Reduce Risk in Your Contracts with Artificial Intelligence

Michael Bruton | Chief Product Officer,

All business opportunities involve some degree of risk. It is not surprising that the documents memorializing a business relationship include provisions that either impose obligations (create risk) or provide benefits (mitigate risk). Most often, these Legal risks remain latent until an adverse event occurs. At that point, the lawyers reach for the document to determine which party has responsibility and the related financial exposure. Discovering the risk after the event, including the potential disputes over contract terms is a very costly mitigation strategy. For many organizations, the only alternative is a periodic manual review of every contract to find the provisions that create risk so steps can be taken to mitigate that risk to the extent possible. Because this manual due diligence is time consuming and expensive, most organizations review a small sample of contracts and hope that no adverse event occurs. Organizations make risk-based business decisions without the data to inform those decisions. Advances in technology now offer an effective and efficient alternative.

Identify Risk Provisions

Technology can read documents. Moreover, organizations can use technology to identify specific types of provisions in contracts.

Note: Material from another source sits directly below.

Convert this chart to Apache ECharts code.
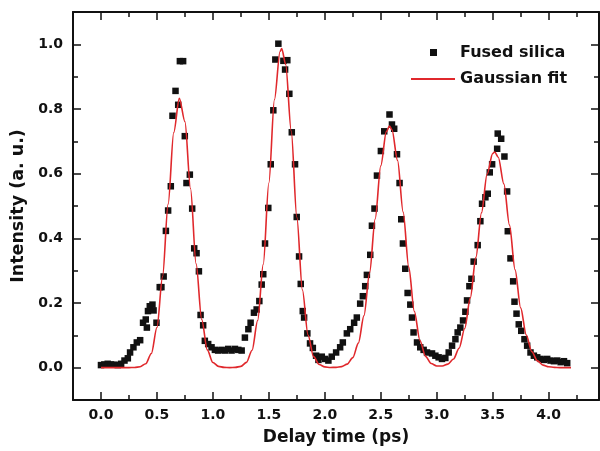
<!DOCTYPE html>
<html>
<head>
<meta charset="utf-8">
<title>Fused silica</title>
<script src="https://cdn.jsdelivr.net/npm/echarts@6/dist/echarts.min.js"></script>
<style>
  html, body { margin: 0; padding: 0; background: #fff; }
  #main { width: 600px; height: 451px; }
</style>
</head>
<body>
<div id="main"></div>
<script>
// measured points (black squares), x = delay (ps), y = intensity
var silicaX = [0.00,0.03,0.06,0.09,0.12,0.15,0.18,0.21,0.24,0.26,0.29,0.32,0.35,0.376,0.40,0.41,0.42,0.436,0.46,0.47,0.496,0.525,0.54,0.56,0.58,0.60,0.624,0.639,0.666,0.69,0.705,0.734,0.749,0.764,0.794,0.815,0.833,0.854,0.875,0.89,0.913,0.928,
  0.958,0.988,1.018,1.047,1.078,1.107,1.137,1.167,1.197,1.227,
  1.257,1.286,1.317,1.337,1.367,1.391,1.415,1.436,1.45,1.466,1.495,1.517,1.54,1.558,1.585,1.63,1.645,1.665,1.683,1.705,1.734,1.749,1.77,1.785,1.803,1.815,1.844,1.868,1.893,1.922,1.943,1.973,2.003,2.032,2.062,2.101,2.137,2.161,2.197,2.227,2.262,2.286,2.316,2.34,2.361,2.376,2.406,2.421,2.444,2.466,2.501,2.531,2.578,2.6,2.62,2.645,2.668,2.683,2.698,2.719,2.74,
  2.764,2.779,2.793,2.824,2.853,2.883,2.913,2.958,2.988,3.017,3.047,3.077,3.107,3.137,3.167,3.187,3.211,3.235,3.256,3.271,3.292,3.31,3.33,3.366,3.39,3.405,3.435,3.456,3.474,3.495,3.54,3.545,3.576,3.605,3.629,3.635,3.659,3.683,3.695,3.713,3.733,3.755,3.784,3.808,3.838,3.868,3.898,3.928,3.958,3.987,4.017,4.047,4.077,4.107,4.137,4.166];
var silicaY = [0.008,0.010,0.012,0.010,0.009,0.008,0.012,0.022,0.029,0.047,0.063,0.078,0.085,0.139,0.149,0.124,0.175,0.19,0.195,0.177,0.139,0.249,0.249,0.282,0.423,0.486,0.561,0.779,0.856,0.813,0.948,0.948,0.716,0.571,0.597,0.492,0.369,0.354,0.298,0.163,0.131,0.083,
  0.073,0.063,0.055,0.053,0.055,0.053,0.058,0.053,0.058,0.055,
  0.053,0.093,0.119,0.139,0.17,0.18,0.206,0.257,0.289,0.384,0.494,0.629,0.796,0.953,1.002,0.949,0.922,0.951,0.847,0.728,0.629,0.466,0.344,0.259,0.175,0.155,0.106,0.075,0.061,0.037,0.024,0.034,0.027,0.022,0.034,0.047,0.063,0.078,0.106,0.119,0.139,0.155,0.198,0.221,0.252,0.287,0.349,0.439,0.492,0.594,0.67,0.731,0.783,0.752,0.739,0.66,0.571,0.459,0.384,0.306,0.231,
  0.195,0.155,0.109,0.078,0.063,0.055,0.047,0.044,0.037,0.032,0.027,0.03,0.047,0.068,0.088,0.109,0.124,0.146,0.173,0.208,0.252,0.275,0.328,0.379,0.453,0.507,0.527,0.538,0.604,0.629,0.677,0.724,0.708,0.653,0.545,0.422,0.338,0.267,0.204,0.167,0.134,0.114,0.088,0.068,0.047,0.037,0.032,0.027,0.024,0.027,0.022,0.02,0.022,0.017,0.02,0.014];

// red gaussian fit
var fitX = [0.00,0.10,0.20,0.25,0.30,0.35,0.40,0.45,0.50,0.55,0.60,0.65,0.70,0.75,0.80,0.85,0.90,0.95,1.00,1.05,1.10,1.15,
  1.20,1.25,1.30,1.35,1.40,1.45,1.50,1.55,1.60,1.615,1.65,1.70,1.75,1.80,1.85,1.90,1.95,2.00,2.05,
  2.10,2.15,2.20,2.25,2.30,2.35,2.40,2.45,2.50,2.55,2.578,2.60,2.65,2.70,2.75,2.80,2.85,2.90,2.95,3.00,
  3.05,3.10,3.15,3.20,3.25,3.30,3.35,3.40,3.45,3.50,3.518,3.55,3.60,3.65,3.70,3.75,3.80,3.85,3.90,3.95,4.00,4.05,4.10,4.20];
var fitY = [0,0,0,0.0001,0.0005,0.0027,0.0123,0.0437,0.124,0.281,0.506,0.727,0.833,0.761,0.554,0.321,0.149,0.055,0.016,0.004,0.001,0.0001,
  0.0008,0.004,0.0164,0.054,0.146,0.320,0.571,0.829,0.978,0.987,0.938,0.732,0.465,0.240,0.101,0.034,0.0096,0.0023,0.0006,
  0.0009,0.0033,0.011,0.031,0.076,0.161,0.293,0.460,0.624,0.730,0.747,0.736,0.641,0.481,0.311,0.174,0.084,0.035,0.013,0.005,
  0.005,0.011,0.027,0.060,0.121,0.216,0.341,0.479,0.598,0.662,0.667,0.651,0.568,0.441,0.303,0.185,0.101,0.049,0.021,0.008,0.003,0.001,0.0002,0];

var xTicks = [0, 0.5, 1.0, 1.5, 2.0, 2.5, 3.0, 3.5, 4.0];
var xMinor = [0.25, 0.75, 1.25, 1.75, 2.25, 2.75, 3.25, 3.75, 4.25];
var yTicks = [0, 0.2, 0.4, 0.6, 0.8, 1.0];
var yMinor = [0.1, 0.3, 0.5, 0.7, 0.9];

var silicaPts = silicaX.map(function (x, i) { return [x, silicaY[i]]; });
var fitPts = fitX.map(function (x, i) { return [x, fitY[i]]; });

var font = 'DejaVu Sans';
var ink = '#111';
var red = '#e0282c';

function axis(dim, pos, ticks, len, showLine, withLabel) {
  var a = {
    type: 'value',
    position: pos,
    min: dim === 'x' ? -0.25 : -0.1,
    max: dim === 'x' ? 4.45 : 1.1,
    splitLine: { show: false },
    axisLine: { show: showLine, onZero: false, lineStyle: { color: ink, width: 2 } },
    axisTick: { show: true, inside: true, length: len, customValues: ticks, lineStyle: { color: ink, width: 1.5 } },
    axisLabel: { show: false }
  };
  if (withLabel) {
    a.axisLabel = {
      show: true,
      customValues: ticks,
      margin: dim === 'x' ? 8 : 10,
      color: ink,
      fontFamily: font,
      fontWeight: 'bold',
      fontSize: 14,
      formatter: function (v) { return v.toFixed(1); }
    };
  }
  return a;
}

var xBottom = axis('x', 'bottom', xTicks, 8, true, true);
xBottom.name = 'Delay time (ps)';
xBottom.nameLocation = 'middle';
xBottom.nameGap = 29;
xBottom.nameTextStyle = { color: ink, fontFamily: font, fontWeight: 'bold', fontSize: 17 };

var yLeft = axis('y', 'left', yTicks, 8, true, true);
yLeft.name = 'Intensity (a. u.)';
yLeft.nameLocation = 'middle';
yLeft.nameGap = 43;
yLeft.nameTextStyle = { color: ink, fontFamily: font, fontWeight: 'bold', fontSize: 17.5 };

var chart = echarts.init(document.getElementById('main'));
chart.setOption({
  animation: false,
  backgroundColor: '#fff',
  grid: { left: 73, right: 1, top: 12, bottom: 48 },
  xAxis: [
    xBottom,
    axis('x', 'bottom', xMinor, 5, false, false),
    axis('x', 'top', xTicks, 8, true, false),
    axis('x', 'top', xMinor, 5, false, false)
  ],
  yAxis: [
    yLeft,
    axis('y', 'left', yMinor, 5, false, false),
    axis('y', 'right', yTicks, 8, true, false),
    axis('y', 'right', yMinor, 5, false, false)
  ],
  legend: [
    {
      data: ['Fused silica'],
      left: 430, top: 43.5, padding: 0,
      icon: 'rect', itemWidth: 7, itemHeight: 7,
      textStyle: { color: ink, fontFamily: font, fontWeight: 'bold', fontSize: 16, lineHeight: 18, padding: [0, 0, 0, 18] }
    },
    {
      data: ['Gaussian fit'],
      left: 411, top: 70, padding: 0,
      icon: 'rect', itemWidth: 44, itemHeight: 2,
      textStyle: { color: ink, fontFamily: font, fontWeight: 'bold', fontSize: 16, lineHeight: 18 }
    }
  ],
  series: [
    {
      name: 'Gaussian fit',
      type: 'line',
      data: fitPts,
      smooth: 0.3,
      smoothMonotone: 'x',
      symbol: 'none',
      lineStyle: { color: red, width: 1.6 },
      itemStyle: { color: red },
      z: 3
    },
    {
      name: 'Fused silica',
      type: 'scatter',
      data: silicaPts,
      symbol: 'rect',
      symbolSize: 6.5,
      itemStyle: { color: ink, opacity: 1 },
      z: 2
    }
  ]
});
</script>
</body>
</html>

Utilizing a combination of techniques, including Artificial Intelligence, models can quickly review an individual contract or an entire portfolio to, with a high degree of accuracy, identify provisions that impact risk. For example, technology can answer key risk questions:

  • Does the contract impose or provide data security and privacy protections?
  • Is your organization entitled to indemnification?
  • What insurance is your organization required to obtain or is another party required to provide insurance covering your organization?
  • Is there a limitation or cap on liability provision?
  • Can the other party hire your organization’s employees?

Armed with the answer to these and other risk related questions, your organization can make data driven decisions on the level of risk to accept in a contract. You can also focus resources on mitigation strategies before the adverse event reveals the risk.

Evaluate Risk

Technology not only efficiently identifies the risk, but it can also evaluate the risk. The mere presence or absence of a contract term can create risk. For example, if your organization provides customer personal identifying information to a vendor but there is no data protection or security provisions in the contract with that vendor, your organization is exposed to potentially costly risk. In addition, technology, for example, through sentiment modeling can determine if a contract provision is favorable or unfavorable to your organization.

Mitigating the Risk     

Technology is not a substitute for the business judgment on the acceptable level of risk for an organization. But it can efficiently provide the data necessary to make an informed judgment. During negotiations, you can use technology to focus on the provisions that matter, to reject contracts outside the organization’s risk tolerance range and to fast-track review of those contracts with acceptable levels of risk. 

In the in-force portfolio, you can use technology to prioritize contracts that warrant amendment, to confirm compliance with terms that impose an obligation on your organization and to monitor the risk profile trend in a portfolio of contracts.

Your organization can devote resources and time to build and maintain the technology necessary to identify and evaluate the risk embedded in contracts or it can explore Service as a Service (SaaS) platforms that offer cost effective solutions.